**** PROVIDED DATA ****

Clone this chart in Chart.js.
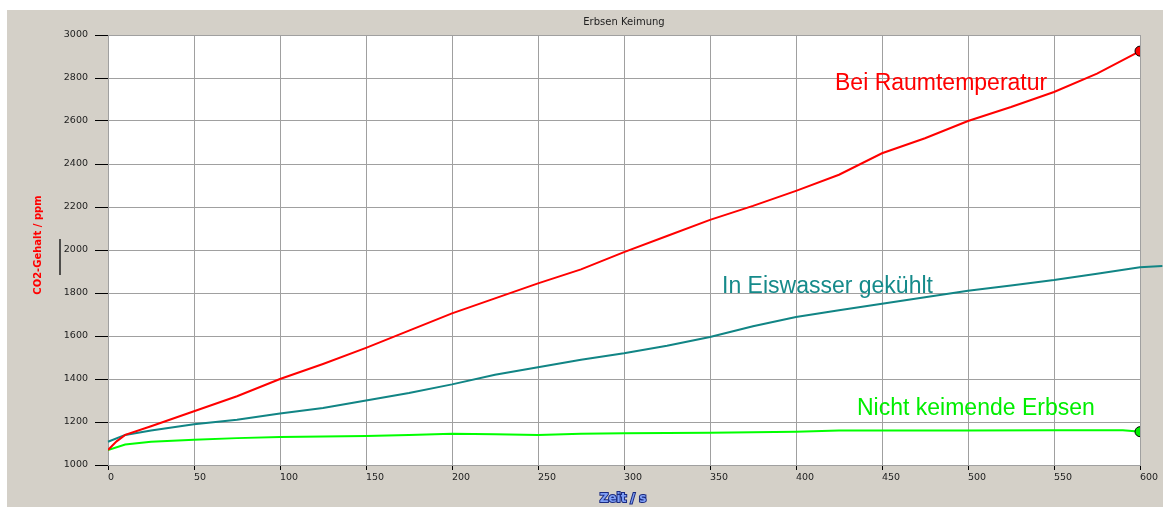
<!DOCTYPE html>
<html>
<head>
<meta charset="utf-8">
<script src="https://cdn.jsdelivr.net/npm/chart.js@4/dist/chart.umd.min.js"></script>
<style>
  html, body { margin: 0; padding: 0; background: #ffffff; }
  #c { display: block; }
</style>
</head>
<body>
<canvas id="c" width="1163" height="507"></canvas>
<script>
// ---- data ----
const chartTitle = "Erbsen Keimung";
const yTitle = "CO2-Gehalt / ppm";
const xTitle = "Zeit / s";

const timeRed   = [0, 5, 10, 25, 50, 75, 100, 125, 150, 175, 200, 225, 250, 275, 300, 325, 350, 375, 400, 425, 450, 475, 500, 525, 550, 575, 600];
const valuesRed = [1070, 1110, 1140, 1180, 1250, 1320, 1400, 1470, 1545, 1625, 1705, 1775, 1845, 1910, 1990, 2065, 2140, 2205, 2275, 2350, 2450, 2520, 2600, 2665, 2735, 2820, 2925];

// the teal curve runs on a little past the right edge of the plot (to ~613 s)
const timeTeal   = [0, 10, 25, 50, 75, 100, 125, 150, 175, 200, 225, 250, 275, 300, 325, 350, 375, 400, 425, 450, 475, 500, 525, 550, 575, 600, 613];
const valuesTeal = [1108, 1140, 1160, 1190, 1210, 1240, 1265, 1300, 1335, 1375, 1420, 1455, 1490, 1520, 1555, 1595, 1645, 1688, 1720, 1750, 1780, 1810, 1835, 1860, 1890, 1920, 1926];

const timeGreen   = [0, 10, 25, 50, 75, 100, 125, 150, 175, 200, 225, 250, 275, 300, 350, 400, 425, 450, 500, 550, 590, 597, 600];
const valuesGreen = [1070, 1095, 1108, 1118, 1125, 1130, 1132, 1135, 1140, 1145, 1143, 1140, 1145, 1148, 1150, 1155, 1160, 1160, 1160, 1162, 1162, 1157, 1155];

const seriesLabels = ["Bei Raumtemperatur", "In Eiswasser gekühlt", "Nicht keimende Erbsen"];
const xTicksStep = 50;
const yTicksStep = 200;

function pairs(t, v) { return t.map((x, i) => ({ x: x, y: v[i] })); }
function endDot(len) { return (ctx) => ctx.dataIndex === len - 1 ? 5 : 0; }

const bgPlugin = {
  id: 'bg',
  beforeDraw(chart) {
    const c = chart.ctx, a = chart.chartArea;
    c.save();
    c.fillStyle = '#ffffff';
    c.fillRect(0, 0, chart.width, chart.height);
    c.fillStyle = '#d4d0c8';
    c.fillRect(7, 10, chart.width - 7, chart.height - 10);
    c.fillStyle = '#ffffff';
    c.fillRect(a.left, a.top, a.right - a.left, a.bottom - a.top);
    c.restore();
  },
  beforeDatasetsDraw(chart) {
    const c = chart.ctx;
    c.save();
    c.font = '23px "Liberation Sans", Arial, sans-serif';
    c.textBaseline = 'alphabetic';
    c.textAlign = 'left';
    c.fillStyle = '#ff0000';
    c.fillText(seriesLabels[0], 835, 90);
    c.fillStyle = '#158a8a';
    c.fillText(seriesLabels[1], 722, 293);
    c.fillStyle = '#00ee00';
    c.fillText(seriesLabels[2], 857, 415);
    c.restore();
  },
  afterDraw(chart) {
    const c = chart.ctx, a = chart.chartArea;
    c.save();
    c.font = '10px "DejaVu Sans", sans-serif';
    c.fillStyle = '#222222';
    c.textAlign = 'center';
    c.textBaseline = 'middle';
    c.fillText(chartTitle, (a.left + a.right) / 2, 22);
    c.save();
    c.translate(38, 245);
    c.rotate(-Math.PI / 2);
    c.font = 'bold 10px "DejaVu Sans", sans-serif';
    c.fillStyle = '#ff0000';
    c.fillText(yTitle, 0, 0);
    c.restore();
    c.strokeStyle = '#222222';
    c.lineWidth = 1.5;
    c.beginPath();
    c.moveTo(60, 239);
    c.lineTo(60, 275);
    c.stroke();
    c.font = 'bold 12px "DejaVu Sans", sans-serif';
    c.lineWidth = 2;
    c.strokeStyle = '#1a2a80';
    c.strokeText(xTitle, 623, 499);
    c.fillStyle = '#7f9ff5';
    c.fillText(xTitle, 623, 499);
    c.restore();
  }
};

// a trailing empty point marks the teal data as unsorted, so Chart.js keeps
// the samples beyond the axis maximum and (with clip:false) draws them
const tealData = pairs(timeTeal, valuesTeal).concat([{ x: null, y: null }]);

new Chart(document.getElementById('c'), {
  type: 'line',
  data: {
    datasets: [
      {
        data: pairs(timeRed, valuesRed),
        borderColor: '#ff0000',
        backgroundColor: '#ff0000',
        borderWidth: 2,
        pointRadius: endDot(timeRed.length),
        pointBorderColor: '#000000',
        pointBorderWidth: 1,
        tension: 0
      },
      {
        data: tealData,
        borderColor: '#118585',
        borderWidth: 2,
        pointRadius: 0,
        clip: false,
        tension: 0
      },
      {
        data: pairs(timeGreen, valuesGreen),
        borderColor: '#00ff00',
        backgroundColor: '#00ee00',
        borderWidth: 2,
        pointRadius: endDot(timeGreen.length),
        pointBorderColor: '#000000',
        pointBorderWidth: 1,
        tension: 0
      }
    ]
  },
  options: {
    responsive: false,
    animation: false,
    devicePixelRatio: 1,
    layout: { padding: { top: 35, right: 23, left: 0, bottom: 0 } },
    plugins: { legend: { display: false }, tooltip: { enabled: false }, title: { display: false } },
    scales: {
      x: {
        type: 'linear',
        min: 0, max: 600,
        afterFit(s) { s.height = 42; },
        grid: { color: '#a0a0a0', lineWidth: 1, tickColor: '#000000', tickLength: 5 },
        border: { color: '#a0a0a0' },
        ticks: {
          stepSize: xTicksStep, align: 'start', padding: 2,
          color: '#222222', font: { family: '"DejaVu Sans", sans-serif', size: 9.5 },
          maxRotation: 0,
          callback: (v) => String(v)
        }
      },
      y: {
        min: 1000, max: 3000,
        afterFit(s) { s.width = 108; },
        grid: { color: '#a0a0a0', lineWidth: 1, tickColor: '#000000', tickLength: 13 },
        border: { color: '#a0a0a0' },
        ticks: {
          stepSize: yTicksStep, padding: 7,
          color: '#222222', font: { family: '"DejaVu Sans", sans-serif', size: 9.5 },
          callback: (v) => String(v)
        }
      }
    }
  },
  plugins: [bgPlugin]
});
</script>
</body>
</html>
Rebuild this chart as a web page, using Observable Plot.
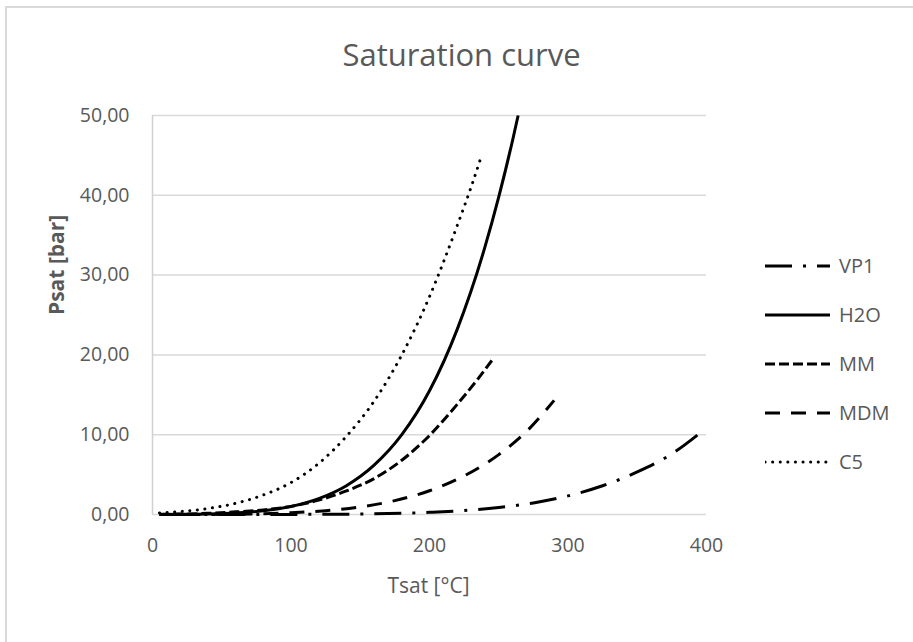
<!DOCTYPE html>
<html>
<head>
<meta charset="utf-8">
<script src="https://cdn.jsdelivr.net/npm/d3@7"></script>
<script src="https://cdn.jsdelivr.net/npm/@observablehq/plot@0.6"></script>
<style>
  body { margin: 0; background: #fff; }
  #wrap { position: relative; width: 913px; height: 642px; overflow: hidden; background: #fff; font-family: "Open Sans", sans-serif; color: #595959; }
  #wrap svg.plotsvg { position: absolute; left: 0; top: 0; }
  #border { position: absolute; left: 5px; top: 6px; width: 960px; height: 700px; border: 2px solid #d9d9d9; box-sizing: border-box; }
  #legend { position: absolute; left: 765px; top: 241px; }
  .item { display: flex; align-items: center; height: 49px; }
  .item span { margin-left: 8px; font-size: 20px; color: #595959; }
</style>
</head>
<body>
<div id="wrap"><div id="border"></div><div id="legend"></div></div>
<script>
// ---- Data ----
const seriesNames = ["VP1", "H2O", "MM", "MDM", "C5"];

const tVP1 = [10, 50, 100, 150, 200, 225, 250, 275, 300, 325, 350, 375, 396];
const pVP1 = [0.0, 0.0, 0.01, 0.06, 0.27, 0.49, 0.87, 1.45, 2.33, 3.6, 5.33, 7.6, 10.3];

const tH2O = [5, 20, 40, 60, 80, 100, 120, 140, 160, 180, 200, 220, 240, 250, 260, 264];
const pH2O = [0.009, 0.023, 0.074, 0.199, 0.474, 1.01, 1.99, 3.61, 6.18, 10.0, 15.5, 23.2, 33.5, 39.8, 46.9, 50.0];

const tMM = [5, 20, 40, 60, 80, 100, 120, 140, 160, 180, 200, 220, 235, 245];
const pMM = [0.03, 0.06, 0.15, 0.33, 0.58, 1.02, 1.8, 2.95, 4.5, 6.8, 9.9, 13.8, 17.0, 19.3];

const tMDM = [5, 50, 100, 125, 150, 175, 200, 225, 250, 270, 290];
const pMDM = [0.0, 0.02, 0.22, 0.48, 0.95, 1.74, 2.98, 4.84, 7.5, 10.4, 14.3];

const tC5 = [5, 20, 40, 60, 80, 100, 120, 140, 160, 180, 200, 210, 220, 230, 238];
const pC5 = [0.2, 0.37, 0.75, 1.4, 2.45, 4.0, 6.4, 9.8, 14.2, 20.0, 27.3, 31.6, 36.2, 41.0, 45.2];

const xTicks = [0, 100, 200, 300, 400];
const yTicks = [0, 10, 20, 30, 40, 50];

const titleText = "Saturation curve";
const xLabel = "Tsat [°C]";
const yLabel = "Psat [bar]";

// ---- Styles ----
const dash = { VP1: "27,11,3,11", H2O: null, MM: "10,4", MDM: "15,11", C5: "0.1,7.5" };
const cap = { VP1: "butt", H2O: "butt", MM: "butt", MDM: "butt", C5: "round" };

const tables = {
  VP1: tVP1.map((t, i) => ({ T: t, P: pVP1[i] })),
  H2O: tH2O.map((t, i) => ({ T: t, P: pH2O[i] })),
  MM: tMM.map((t, i) => ({ T: t, P: pMM[i] })),
  MDM: tMDM.map((t, i) => ({ T: t, P: pMDM[i] })),
  C5: tC5.map((t, i) => ({ T: t, P: pC5[i] }))
};

const fmt = d => d3.format(".2f")(d).replace(".", ",");
const gray = "#595959";

const lineMarks = seriesNames.map(name => Plot.line(tables[name], {
  x: "T", y: "P", curve: "monotone-x",
  stroke: "#000", strokeWidth: 3,
  strokeDasharray: dash[name] || undefined,
  strokeLinecap: cap[name]
}));

const plot = Plot.plot({
  width: 913, height: 642,
  marginLeft: 152, marginRight: 207, marginTop: 115, marginBottom: 128,
  style: { fontFamily: "'Open Sans', sans-serif", color: gray, fontSize: "19.5px", background: "transparent" },
  x: { domain: [0, 400] },
  y: { domain: [0, 50] },
  marks: [
    Plot.ruleY(yTicks, { stroke: "#d9d9d9", strokeWidth: 1.5 }),
    Plot.ruleX([0], { stroke: "#d0d0d0", strokeWidth: 1.5 }),
    Plot.axisX(xTicks, { tickSize: 0, tickPadding: 24, label: null, fontSize: 19.5, fill: gray }),
    Plot.axisY(yTicks, { tickSize: 0, tickPadding: 23, tickFormat: fmt, label: null, fontSize: 19.5, fill: gray }),
    ...lineMarks,
    Plot.text([titleText], { frameAnchor: "top", lineAnchor: "middle", dy: -59, dx: 32, fontSize: 31, fill: gray }),
    Plot.text([xLabel], { frameAnchor: "bottom", lineAnchor: "middle", dy: 72, dx: -1, fontSize: 21, fill: gray }),
    Plot.text([yLabel], { frameAnchor: "left", lineAnchor: "middle", dx: -95, rotate: -90, fontSize: 21, fontWeight: "bold", fill: gray })
  ]
});
plot.classList.add("plotsvg");
const wrap = document.getElementById("wrap");
wrap.insertBefore(plot, wrap.firstChild);

// ---- Legend ----
const legend = d3.select("#legend");
seriesNames.forEach(name => {
  const item = legend.append("div").attr("class", "item");
  const svg = item.append("svg").attr("width", 66).attr("height", 10);
  svg.append("line")
    .attr("x1", 0).attr("x2", 65).attr("y1", 5).attr("y2", 5)
    .attr("stroke", "#000").attr("stroke-width", 3)
    .attr("stroke-dasharray", dash[name] || null)
    .attr("stroke-linecap", cap[name]);
  item.append("span").text(name);
});
</script>
</body>
</html>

****

THE TASK: Emit the lines of the material exactly, from its first line to the line containing "2735, 2820, 2925];", inclusive; leave every picture out.

RESPONSE BELOW:
Clone this chart in Chart.js.
<!DOCTYPE html>
<html>
<head>
<meta charset="utf-8">
<script src="https://cdn.jsdelivr.net/npm/chart.js@4/dist/chart.umd.min.js"></script>
<style>
  html, body { margin: 0; padding: 0; background: #ffffff; }
  #c { display: block; }
</style>
</head>
<body>
<canvas id="c" width="1163" height="507"></canvas>
<script>
// ---- data ----
const chartTitle = "Erbsen Keimung";
const yTitle = "CO2-Gehalt / ppm";
const xTitle = "Zeit / s";

const timeRed   = [0, 5, 10, 25, 50, 75, 100, 125, 150, 175, 200, 225, 250, 275, 300, 325, 350, 375, 400, 425, 450, 475, 500, 525, 550, 575, 600];
const valuesRed = [1070, 1110, 1140, 1180, 1250, 1320, 1400, 1470, 1545, 1625, 1705, 1775, 1845, 1910, 1990, 2065, 2140, 2205, 2275, 2350, 2450, 2520, 2600, 2665, 2735, 2820, 2925];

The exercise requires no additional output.